Hint: Try using the fact that $\sum_{d|n} \mu(d)$ is an indicator function for when $n=1$. This allows us to do the following for any function $f$:

$$\sum_{n\leq x}\sum_{k\leq n,\ \gcd (k,n)=1} f(k,n)=\sum_{n\leq x}\sum_{k\leq n} f(k,n) \sum_{d|k, \ d|n} \mu (d) =\sum_{d\leq x} \mu(d) \sum_{n\leq \frac{x}{d}}\sum_{k\leq n} f(dk,nk).$$

This method is very general, and works in a surprisingly large number of situations. I encourage you to try it.

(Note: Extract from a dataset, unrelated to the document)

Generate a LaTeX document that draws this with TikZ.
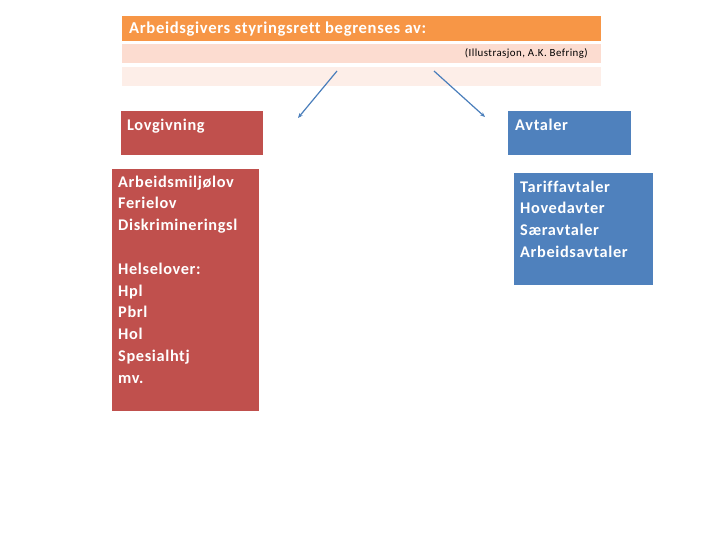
\documentclass[tikz,border=0pt]{standalone}
\usepackage{fontspec}
\setmainfont{Carlito}
\newfontfamily\slidefont[LetterSpace=4,Ligatures=NoCommon]{Carlito}
\usetikzlibrary{arrows.meta}
\definecolor{hdorange}{HTML}{F79646}
\definecolor{peachA}{HTML}{FCDCD0}
\definecolor{peachB}{HTML}{FDEEE8}
\definecolor{lovred}{HTML}{C0504D}
\definecolor{avtblue}{HTML}{4F81BD}
\definecolor{arrblue}{HTML}{4A7EBB}
\tikzset{
  band/.style={anchor=north west,inner sep=0pt,minimum width=479pt,minimum height=#1},
  block/.style={anchor=north west,inner sep=0pt,fill=#1},
  blocktext/.style={anchor=north west,inner sep=0pt,align=left,text=white,
    font=\slidefont\fontsize{16.3}{21.8}\selectfont\bfseries},
  pointer/.style={arrblue,line width=1.2pt,-{Stealth[length=5pt,width=4pt]}}
}
\begin{document}
\begin{tikzpicture}[x=1pt,y=-1pt]
                \useasboundingbox (0,0) rectangle (720,540);
                % header and the two light rows under it
                \node[band=25pt,fill=hdorange] (head) at (122,16) {};
                \node[blocktext,anchor=west,font=\slidefont\fontsize{16.6}{20}\selectfont\bfseries] (headtext) at (129,29) {Arbeidsgivers styringsrett begrenses av:};
                \node[band=19pt,fill=peachA] (rowa) at (122,44) {};
                \node[anchor=east,inner sep=0pt,font=\slidefont\fontsize{10.9}{12}\selectfont] (credit) at (588,53.5) {(Illustrasjon, A.K. Befring)};
                \node[band=19pt,fill=peachB] (rowb) at (122,67) {};
                % left column
                \node[block=lovred,minimum width=142pt,minimum height=44pt] (lov) at (121,111) {};
                \node[blocktext] (lovtext) at (127,118.5) {Lovgivning};
                \node[block=lovred,minimum width=147pt,minimum height=242pt] (lovlist) at (112,169) {};
                \node[blocktext] (lovlisttext) at (118,175.5) {Arbeidsmiljølov\\Ferielov\\Diskrimineringsl\\[21.8pt]Helselover:\\Hpl\\Pbrl\\Hol\\Spesialhtj\\mv.};
                % right column
                \node[block=avtblue,minimum width=123pt,minimum height=44pt] (avt) at (508,111) {};
                \node[blocktext] (avttext) at (515,118.5) {Avtaler};
                \node[block=avtblue,minimum width=139pt,minimum height=112pt] (avtlist) at (514,173) {};
                \node[blocktext] (avtlisttext) at (520,180.5) {Tariffavtaler\\Hovedavter\\Særavtaler\\Arbeidsavtaler};
                % arrows
                \coordinate (lstart) at (337,71);
                \coordinate (lend) at (298,118);
                \coordinate (rstart) at (434,71);
                \coordinate (rend) at (485,117);
                \draw[pointer] (lstart) -- (lend);
                \draw[pointer] (rstart) -- (rend);
\end{tikzpicture}
\end{document}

Remark: Using this approach I get $$\sum_{n\leq x}\sum_{k\leq n,\ \gcd(k,n)=1} \frac{1}{k}=\frac{6x}{\pi^{2}}\log x+\left(-\frac{\zeta^{'}(2)}{\zeta(2)^2}+\frac{6\left(\gamma-1\right)}{\pi^{2}}\right)x+O\left(\log^{2}x\right).$$

Edit: I made a slight miscalculation in my remark, missing the factor of $\zeta(2)^2$ in the $\zeta^{'}(2)$ term, and have updated the asymptotic.